Illegally Acquired Rights

Would you agree that, acquiring unlawfully an advantage creates a right to its legally protected enjoyment? The question here is, whether an illegal act can create a lawful right to benefit its perpetrator. For the sake of clarity, take this example. Suppose that someone forges money. With it, a property is purchased. Is the right to that property protected once the crime is discovered?

You are wrong in case that you assume this to be a hypothetical question raised to stimulate abstract reasoning. The issue here is one of practical politics. Mr. Trump has given the matter a head-line grabbing significance by indicating that, birth-right American citizenship should be curtailed.

Regardless of whether the plan will become law once the grinding millstones of partisan politics is applied to it, those that are not viscerally anti-Trump might agree that the general principle elucidated above is sound. In an advanced system, in which the supremacy of law is practiced, a criminal act cannot be allowed to bear legally protected fruits. Furthermore, the US’ birthright citizenship following the parents’ illegal entry, leads to wide-spread abuse. Generosity has provoked criminal actions and became an instrument to facilitate the exploitation of a charitable act.
Rewarding cunning parents for producing “anchor babies” does more than to confirm an unearned privilege that favors persons that are sufficiently clever to detect an opportunity to be exploited.

Birthright citizenship goes beyond remunerating lawlessness; it provokes and encourages proscribed behavior.

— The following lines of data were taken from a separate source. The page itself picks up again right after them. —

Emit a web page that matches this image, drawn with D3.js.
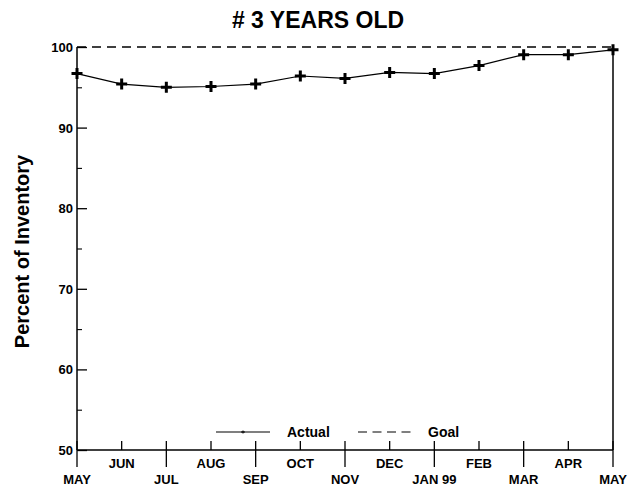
<!DOCTYPE html>
<html>
<head>
<meta charset="utf-8">
<script src="https://cdn.jsdelivr.net/npm/d3@7"></script>
<style>
  body { margin: 0; background: #fff; }
  text { font-family: "Liberation Sans", Arial, sans-serif; font-weight: bold; fill: #000; }
</style>
</head>
<body>
<div id="chart"></div>
<script>
const months = ['MAY', 'JUN', 'JUL', 'AUG', 'SEP', 'OCT', 'NOV', 'DEC', 'JAN 99', 'FEB', 'MAR', 'APR', 'MAY'];
const actual = [96.7, 95.4, 95.0, 95.1, 95.4, 96.4, 96.1, 96.85, 96.7, 97.7, 99.05, 99.05, 99.65];
const goal = 100;
const yTicks = [50, 60, 70, 80, 90, 100];
const yMinorTicks = [55, 65, 75, 85, 95];

function drawChart() {
    const width = 628, height = 487;
    const margin = { top: 47, right: 15, bottom: 37, left: 77 };

    const svg = d3.select('#chart').append('svg')
        .attr('width', width)
        .attr('height', height);

    const x = d3.scaleLinear()
        .domain([0, months.length - 1])
        .range([margin.left, width - margin.right]);

    const y = d3.scaleLinear()
        .domain([50, 100])
        .range([height - margin.bottom, margin.top]);

    // title
    svg.append('text')
        .attr('x', 318)
        .attr('y', 28)
        .attr('text-anchor', 'middle')
        .style('font-size', '23px')
        .text('# 3 YEARS OLD');

    // y axis title
    svg.append('text')
        .attr('transform', 'translate(29, ' + ((y(50) + y(100)) / 2 + 3) + ') rotate(-90)')
        .attr('text-anchor', 'middle')
        .style('font-size', '20px')
        .text('Percent of Inventory');

    // y axis
    const yAxis = d3.axisRight(y)
        .tickValues(yTicks)
        .tickSize(10)
        .tickFormat('');
    svg.append('g')
        .attr('transform', 'translate(' + margin.left + ', 0)')
        .call(yAxis)
        .call(g => g.select('.domain').remove())
        .call(g => g.selectAll('line').attr('stroke', '#000').attr('stroke-width', 1.3));

    svg.append('g')
        .attr('transform', 'translate(' + margin.left + ', 0)')
        .call(d3.axisRight(y).tickValues(yMinorTicks).tickSize(5).tickFormat(''))
        .call(g => g.select('.domain').remove())
        .call(g => g.selectAll('line').attr('stroke', '#000').attr('stroke-width', 1.1));

    svg.append('g')
        .selectAll('text')
        .data(yTicks)
        .join('text')
        .attr('x', margin.left - 4)
        .attr('y', d => y(d) + 5)
        .attr('text-anchor', 'end')
        .style('font-size', '13px')
        .text(d => d);

    // left and right frame lines
    svg.append('line')
        .attr('x1', x(0)).attr('x2', x(0))
        .attr('y1', y(100)).attr('y2', y(50))
        .attr('stroke', '#000').attr('stroke-width', 1.5);
    svg.append('line')
        .attr('x1', x(months.length - 1)).attr('x2', x(months.length - 1))
        .attr('y1', y(100)).attr('y2', y(50))
        .attr('stroke', '#000').attr('stroke-width', 1.5);

    // x axis
    svg.append('line')
        .attr('x1', x(0)).attr('x2', x(months.length - 1))
        .attr('y1', y(50)).attr('y2', y(50))
        .attr('stroke', '#000').attr('stroke-width', 1.5);

    const xTicks = svg.append('g')
        .selectAll('g')
        .data(months)
        .join('g')
        .attr('transform', (d, i) => 'translate(' + x(i) + ', ' + y(50) + ')');

    xTicks.append('line')
        .attr('y1', -9)
        .attr('y2', (d, i) => i % 2 === 0 ? 17 : 0)
        .attr('stroke', '#000')
        .attr('stroke-width', 1.3);

    xTicks.append('text')
        .attr('y', (d, i) => i % 2 === 0 ? 34 : 18)
        .attr('text-anchor', 'middle')
        .style('font-size', '13px')
        .text(d => d);

    // goal line
    svg.append('line')
        .attr('x1', x(0)).attr('x2', x(months.length - 1))
        .attr('y1', y(goal)).attr('y2', y(goal))
        .attr('stroke', '#000')
        .attr('stroke-width', 1.3)
        .attr('stroke-dasharray', '9,6');

    // actual line
    const line = d3.line()
        .x((d, i) => x(i))
        .y(d => y(d));
    svg.append('path')
        .datum(actual)
        .attr('d', line)
        .attr('fill', 'none')
        .attr('stroke', '#000')
        .attr('stroke-width', 1.2);

    svg.append('g')
        .selectAll('path')
        .data(actual)
        .join('path')
        .attr('transform', (d, i) => 'translate(' + x(i) + ', ' + y(d) + ')')
        .attr('d', 'M-5.5,0H5.5M0,-5.5V5.5')
        .attr('stroke', '#000')
        .attr('stroke-width', 3);

    // legend
    const legend = svg.append('g');
    legend.append('line')
        .attr('x1', 216).attr('x2', 270)
        .attr('y1', 432).attr('y2', 432)
        .attr('stroke', '#000').attr('stroke-width', 1.1);
    legend.append('path')
        .attr('d', 'M241,432H245M243,430.5V433.5')
        .attr('stroke', '#000').attr('stroke-width', 1);
    legend.append('text')
        .attr('x', 287).attr('y', 437)
        .style('font-size', '14px')
        .text('Actual');
    legend.append('line')
        .attr('x1', 358).attr('x2', 412)
        .attr('y1', 432).attr('y2', 432)
        .attr('stroke', '#000').attr('stroke-width', 1.1)
        .attr('stroke-dasharray', '9,5.5');
    legend.append('text')
        .attr('x', 428).attr('y', 437)
        .style('font-size', '14px')
        .text('Goal');
}

drawChart();
</script>
</body>
</html>
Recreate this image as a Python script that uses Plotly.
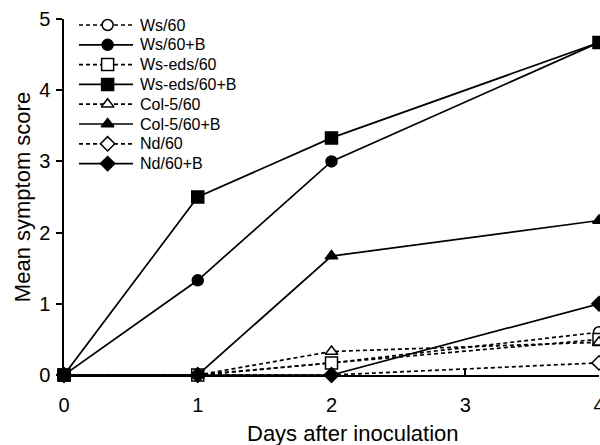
import plotly.graph_objects as go

days = [0, 1, 2, 4]
ws60 = [0, 0, 0.17, 0.6]
ws60b = [0, 1.33, 3.0, 4.67]
wseds60 = [0, 0, 0.17, 0.5]
wseds60b = [0, 2.5, 3.33, 4.67]
col60 = [0, 0, 0.33, 0.46]
col60b = [0, 0, 1.67, 2.17]
nd60 = [0, 0, 0, 0.17]
nd60b = [0, 0, 0, 1.0]

series = [
    ("Ws/60", ws60, "circle-open", "dash"),
    ("Ws/60+B", ws60b, "circle", "solid"),
    ("Ws-eds/60", wseds60, "square-open", "dash"),
    ("Ws-eds/60+B", wseds60b, "square", "solid"),
    ("Col-5/60", col60, "triangle-up-open", "dash"),
    ("Col-5/60+B", col60b, "triangle-up", "solid"),
    ("Nd/60", nd60, "diamond-open", "dash"),
    ("Nd/60+B", nd60b, "diamond", "solid"),
]

FONT = "Liberation Sans, Arial, sans-serif"
W, H = 600, 445
ML, MR, MT, MB = 64, 1, 19, 70
PW, PH = W - ML - MR, H - MT - MB


def px_x(p):
    return (p - ML) / PW


def px_y(p):
    return (H - MB - p) / PH


def marker_style(sym):
    open_ = sym.endswith("-open")
    base = sym.replace("-open", "")
    size = {"square": 12, "circle": 11, "triangle-up": 11, "diamond": 11}[base]
    return dict(symbol=base, size=size, color="white" if open_ else "black",
                line=dict(color="black", width=1.5))


def line_style(dash):
    return dict(color="black", width=1.7, dash="4px,3px" if dash == "dash" else "solid")


fig = go.Figure()
for name, vals, sym, dash in series:
    fig.add_trace(go.Scatter(
        x=days, y=vals, name=name, mode="lines+markers",
        line=line_style(dash), marker=marker_style(sym),
        cliponaxis=False, showlegend=False,
    ))

# custom legend drawn on its own small axes
row0, rowgap = 25, 19.8
leg_top, leg_bot = MT, 176
annotations = []
for i, (name, vals, sym, dash) in enumerate(series):
    fig.add_trace(go.Scatter(x=[0, 1], y=[i, i], mode="lines", line=line_style(dash),
                             xaxis="x2", yaxis="y2", showlegend=False, hoverinfo="skip",
                             cliponaxis=False))
    fig.add_trace(go.Scatter(x=[0.53], y=[i], mode="markers", marker=marker_style(sym),
                             xaxis="x2", yaxis="y2", showlegend=False, hoverinfo="skip",
                             cliponaxis=False))
    annotations.append(dict(text=name, x=1, y=i, xref="x2", yref="y2", xshift=5,
                            xanchor="left", yanchor="middle", showarrow=False,
                            font=dict(size=16, family=FONT)))

annotations.append(dict(text="Days after inoculation", x=px_x(353), y=px_y(433),
                        xref="paper", yref="paper", showarrow=False,
                        xanchor="center", yanchor="middle",
                        font=dict(size=22, family=FONT)))

fig.update_layout(
    width=W, height=H,
    margin=dict(l=ML, r=MR, t=MT, b=MB, autoexpand=False),
    paper_bgcolor="white", plot_bgcolor="white",
    font=dict(family=FONT, color="black"),
    showlegend=False,
    annotations=annotations,
    xaxis=dict(range=[0, 4], tickvals=[0, 1, 2, 3, 4],
               showgrid=False, zeroline=False, automargin=False,
               showline=True, linecolor="black", linewidth=1.5,
               ticks="inside", ticklen=6, tickwidth=1.5, tickcolor="black",
               tickfont=dict(size=20, color="black"), ticklabelstandoff=11,
               ticklabeloverflow="allow"),
    yaxis=dict(range=[0, 5], tickvals=[0, 1, 2, 3, 4, 5], showgrid=False, zeroline=False,
               automargin=False,
               showline=True, linecolor="black", linewidth=1.5,
               ticks="outside", ticklen=6, tickwidth=1.5, tickcolor="black",
               tickfont=dict(size=20, color="black"), ticklabelstandoff=2,
               ticklabeloverflow="allow",
               title=dict(text="Mean symptom score", font=dict(size=22), standoff=2)),
    xaxis2=dict(domain=[px_x(79), px_x(133)], range=[0, 1], visible=False,
                anchor="y2", fixedrange=True),
    yaxis2=dict(domain=[px_y(leg_bot), 1.0],
                range=[(leg_bot - row0) / rowgap, -(row0 - leg_top) / rowgap],
                visible=False, anchor="x2", fixedrange=True),
)

fig.write_html("out.html", config={"displayModeBar": False},
               post_script="document.body.style.margin='0';document.body.style.overflow='hidden';")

It does so in that it makes a crime (illegal entry) pay by giving the parents immunity from their delinquency. Beyond protecting from forced repatriation, in the case of crimes by “illegals”, having a child with citizenship can prevent the expulsion of adults who have become, through their actions, “undesirable aliens”.

Granting of citizenship has become a problem in developed societies in which it brings economic rewards in exchange for negligible contributions. With the admission of masses of that are un-integrable and who possess antiquated skills, immigration policies need reconsideration. The spreading turmoil, created by the pressure of often bellicose migrant masses, confirms the point.

Furthermore, the over-all approach related to the granting of citizenship demands examination and adjustment. The interest of the hosting community in the practice that set a term of (legal) residency as a pre-requisite of citizenship, demands that it be sent where the dodo bird went. A society’s ability to integrate is limited by the quality of newcomers and the quantity of their number. Regulated borders and supervised migration are defining traits of sovereignty. (Something with no enforceable borders is no country.)

Controlling the quantity and quality of the inflow makes the difference between hosting and being invaded. Calling those that bring this up “Fascists” might settle the matter among “talking heads”. It will not remedy the problem that evolves on the ground.
Newly made citizens that become local majorities do more than to share political power with the indigenous. If that power can be used to gain advantages that undermine the prevailing order, then clustered minorities will create pressures that the system will not be able to survive.

In modern societies that provide extensive welfare, there is a further aspect to be considered. Such services wish to help all as human beings and do so irrespective of their ward’s contribution to the financing fund. Admitting unemployable masses burdens regular contributors. Discovering that the input and the output have been disconnected will cause resentment. The reaction will diminish the inclination to contribute once the idea spreads that doing so makes one into an easy mark. Getting for an effort what the others get for nothing is, once it sinks in, sand in the machinery of an economy. Socialism’s record confirms the point.

Therefore, legal residence must be conditional of employment. Equally important is that participation in the economy be made part of the criteria for citizenship. Welfare careerists, unemployables, criminals, and those who fail to find their place in their host country’s system should be denied citizenship. Successful applicants must not only have jobs that keeps them off welfare. They also need to have a command of the majority’s language, and share their chosen compatriots’ ideals. Yes, there is a right not to conform in these realms -preferably back in the old country. However, taking that option justifies the exclusion from “membership”.

Granting citizenship that is earned through a choosy process is as important as is a selective immigration policy. Migration is not a basic human right, and the admission to a community depends on mutual acceptance. Those that join a quire do not acquire the freedom to let off fire-crackers during practice.

There is a practical advantage to severity. Uncontrolled migration produces communities that live out their rejection of the majority in homogenous settlements. These not only protect the inhabitants from the competition of the outside world but also allows their insiders to live according to the rules of the systems they had fled. These rules have failed where the migrants were indigenous and produced backwardness and supressive government. No improved result can be expected in a new context.

The new immigration, in truth, a “migration of peoples”, has created new challenges. Since old practices flop in the new context, revised rules and a determination to enforce them by governments created to protect their citizens, are sorely needed. “Not noticing,” “improving statistics”, and the moralizing demand of “tolerance”, all in the hope that the problem “will go away”, do not cut the cake. Not surprisingly, to an increasing extent they are being rejected in a growing number of countries.